One of the first things she learned is that 47 responds far better to praise than to criticism. Tell him he's clever and he'll keep on being clever. Suggest that his plan is ill-advised, and he'll double down out of spite, as he's amply demonstrated in the past twelve hours. Next time, she'll know to just call him a doctor instead of asking. And to stand out of the way when holding the syringe.
"So what, exactly, is your job, if not to control him?"
"I see myself as his facilitator, not his boss." She glances over at him, still finishing his meal. "I'm here to do the groundwork and point out potential avenues of approach. You have to admit that we get results."

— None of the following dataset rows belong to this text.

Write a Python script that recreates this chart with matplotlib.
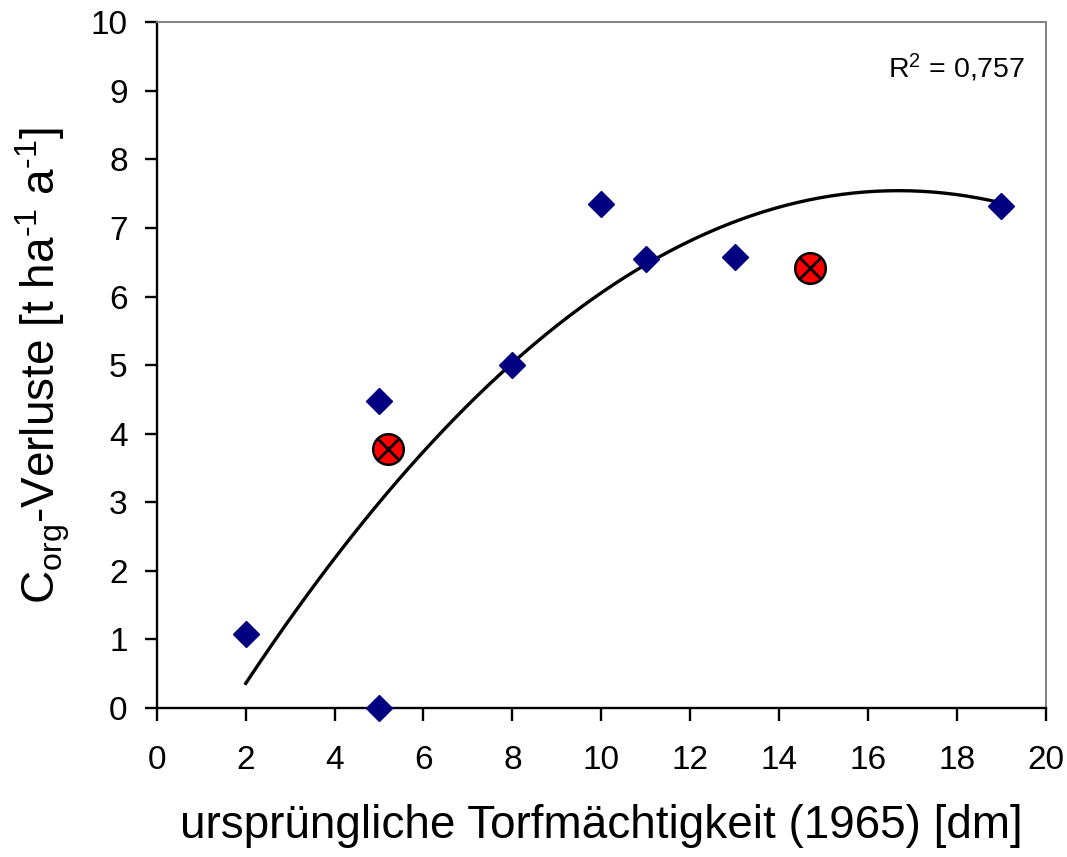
import numpy as np
import matplotlib
matplotlib.use("Agg")
import matplotlib.pyplot as plt

plt.rcParams['font.family'] = ['Liberation Sans', 'DejaVu Sans']
plt.rcParams['mathtext.fontset'] = 'custom'
plt.rcParams['mathtext.rm'] = 'Liberation Sans'
plt.rcParams['mathtext.it'] = 'Liberation Sans:italic'
plt.rcParams['mathtext.bf'] = 'Liberation Sans:bold'

# measured sites (blue diamonds)
depth = [2, 5, 5, 8, 10, 11, 13, 19]
loss = [1.08, 4.47, 0.0, 5.0, 7.35, 6.55, 6.58, 7.32]

# extra sites (red circles)
depth_x = [5.2, 14.7]
loss_x = [3.78, 6.42]

# quadratic trend through the diamonds
coef = np.polyfit(depth, loss, 2)
xt = np.linspace(min(depth), max(depth), 200)
yt = np.polyval(coef, xt)

fig = plt.figure(figsize=(10.67, 8.57), dpi=100)
ax = fig.add_axes([0.147, 0.174, 0.833, 0.8])

ax.plot(xt, yt, color='black', lw=2.4, zorder=2)
ax.plot(depth, loss, 'D', ms=13, color='#000080', mec='#000080', zorder=3,
        clip_on=False)
ax.plot(depth_x, loss_x, 'o', ms=22, mfc='#ff0000', mec='black', mew=1.8,
        zorder=4)
ax.plot(depth_x, loss_x, 'x', ms=15, mec='black', mew=2, zorder=5)

ax.set_xlim(0, 20)
ax.set_ylim(0, 10)
ax.set_xticks(range(0, 21, 2))
ax.set_yticks(range(0, 11))

for s in ['top', 'right']:
    ax.spines[s].set_color('#808080')
    ax.spines[s].set_linewidth(1.4)
for s in ['left', 'bottom']:
    ax.spines[s].set_linewidth(1.7)

ax.tick_params(axis='both', direction='out', length=9, width=1.7,
               labelsize=24)
ax.tick_params(axis='x', pad=18)
ax.tick_params(axis='y', pad=12)

ax.set_xlabel('ursprüngliche Torfmächtigkeit (1965) [dm]', fontsize=33,
              labelpad=20)
ax.set_ylabel(r'C$_{\mathrm{org}}$-Verluste [t ha$^{\text{-}1}$ a$^{\text{-}1}$]',
              fontsize=33)
ax.yaxis.set_label_coords(-0.095, 0.5)

ax.text(0.976, 0.933, r'R$^2$ = 0,757', transform=ax.transAxes,
        fontsize=20.5, ha='right', va='center')

fig.savefig('out.png', dpi=100)
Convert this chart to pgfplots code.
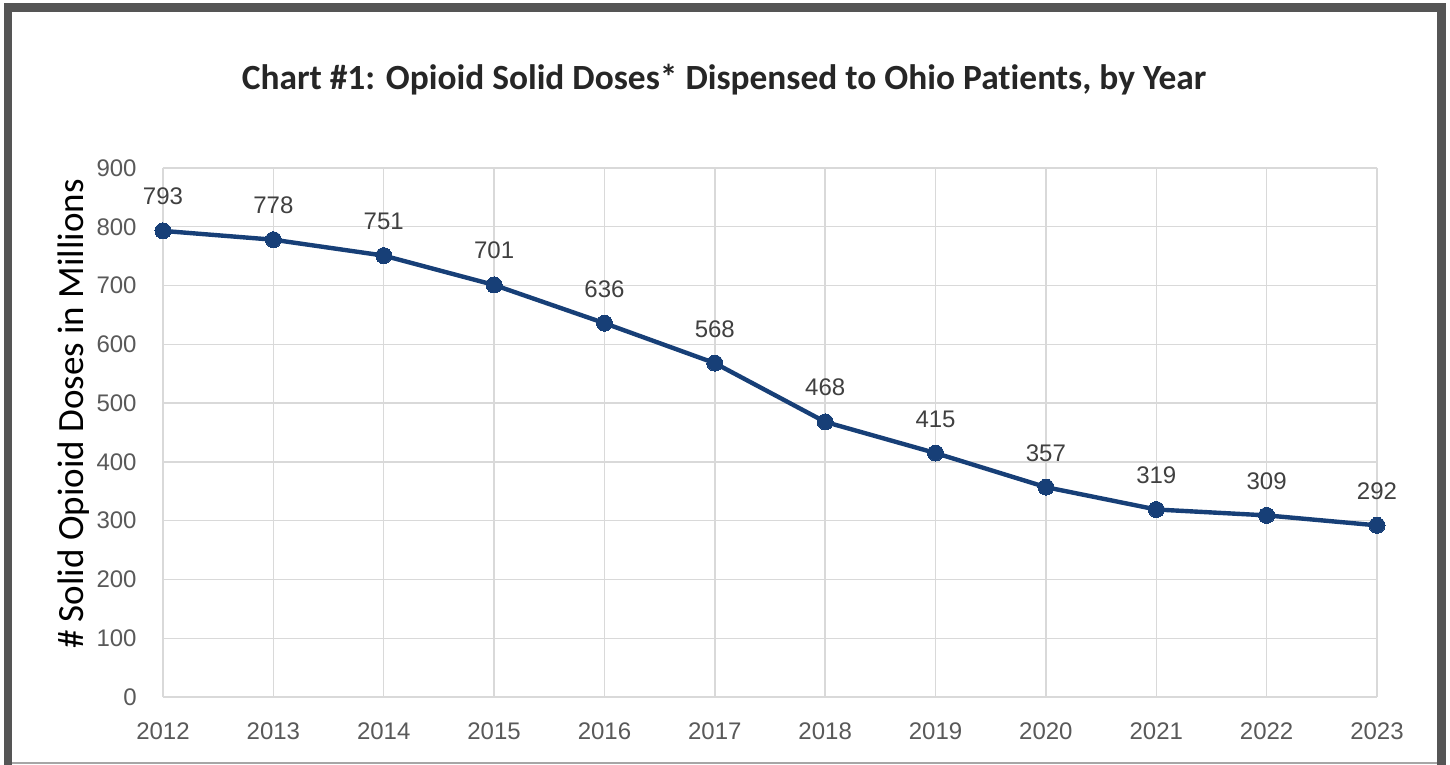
\documentclass[border=0pt]{standalone}
\usepackage{pgfplots}
\pgfplotsset{compat=1.18}
\usepackage{fontspec}
\setmainfont{Liberation Sans}
\newfontfamily\carlito[Ligatures=NoCommon]{Carlito}
\definecolor{framegray}{HTML}{555555}
\definecolor{gridgray}{HTML}{D9D9D9}
\definecolor{ticktext}{HTML}{595959}
\definecolor{labeltext}{HTML}{404040}
\definecolor{titletext}{HTML}{262626}
\definecolor{navy}{HTML}{173F77}
\begin{document}
\begin{tikzpicture}
\useasboundingbox (-81.5pt,-34pt) rectangle (643.5pt,348.5pt);
\begin{scope}
\clip (-81.5pt,-34pt) rectangle (643.5pt,348.5pt);
\fill[white] (-81.5pt,-34pt) rectangle (643.5pt,348.5pt);
\draw[framegray, line width=4.2pt] (-77.5pt,-50pt) rectangle (639.25pt,344.75pt);
\draw[gray!70, line width=0.8pt] (-75.4pt,-33pt) -- (637.1pt,-33pt);
\end{scope}
\begin{axis}[
  at={(0pt,0pt)}, anchor=south west,
  scale only axis, width=607pt, height=264.5pt,
  xmin=2012, xmax=2023, ymin=0, ymax=900,
  xtick={2012,2013,...,2023}, ytick={0,100,...,900},
  grid=major, grid style={color=gridgray, line width=0.7pt},
  axis line style={draw=none}, major tick length=0pt,
  /pgf/number format/assume math mode=true,
  /pgf/number format/1000 sep={},
  xticklabel style={font=\fontsize{12}{14}\selectfont, color=ticktext, anchor=base, yshift=-21pt, inner sep=0pt},
  yticklabel style={font=\fontsize{12}{14}\selectfont, color=ticktext, anchor=east, inner sep=0pt, xshift=-13pt},
  clip=false,
  nodes near coords,
  every node near coord/.append style={font=\fontsize{12}{14}\selectfont, color=labeltext, anchor=base, yshift=13pt, inner sep=0pt},
]
\addplot[color=navy, line width=2.2pt, mark=*, mark size=4pt, mark options={fill=navy, draw=navy, line width=0pt}] coordinates {
(2012,793) (2013,778) (2014,751) (2015,701) (2016,636) (2017,568)
(2018,468) (2019,415) (2020,357) (2021,319) (2022,309) (2023,292)};
\end{axis}
\node[anchor=base, inner sep=0pt, color=titletext, font=\carlito\bfseries\fontsize{17.7}{21}\selectfont] at (280.5pt,303.5pt) {Chart \#1: Opioid Solid Doses* Dispensed to Ohio Patients, by Year};
\node[rotate=90, anchor=base, inner sep=0pt, color=black, font=\carlito\fontsize{18.5}{22}\selectfont] at (-39.5pt,141.5pt) {\# Solid Opioid Doses in Millions};
\end{tikzpicture}
\end{document}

"We'll have more words about this later," Soders says, and hangs up without saying goodbye. Diana isn't worried. The board will come to see it her way.
"He isn't happy," 47 says.
"He never is," Diana agrees. "I wouldn't concern yourself. The board will approve my report."
"Of course they will," he drains the last of the coffee. "You're good at your job."
It's the first time he's paid her a compliment. Possibly the first time he's paid anyone a compliment. She feels herself flush slightly in a way that has nothing to do with the restaurant being too warm.
"I'll take the van," he says, "you should call a car."
She'll have to work out how to explain what happened to the van and its contents, but compared to spinning the fire, that shouldn't be a big problem. Inventory goes missing all the time.
"Drive carefully," she says.
"Always," he replies.
Then he vanishes into the dawn, leaving Diana to her coffee and her after-action report.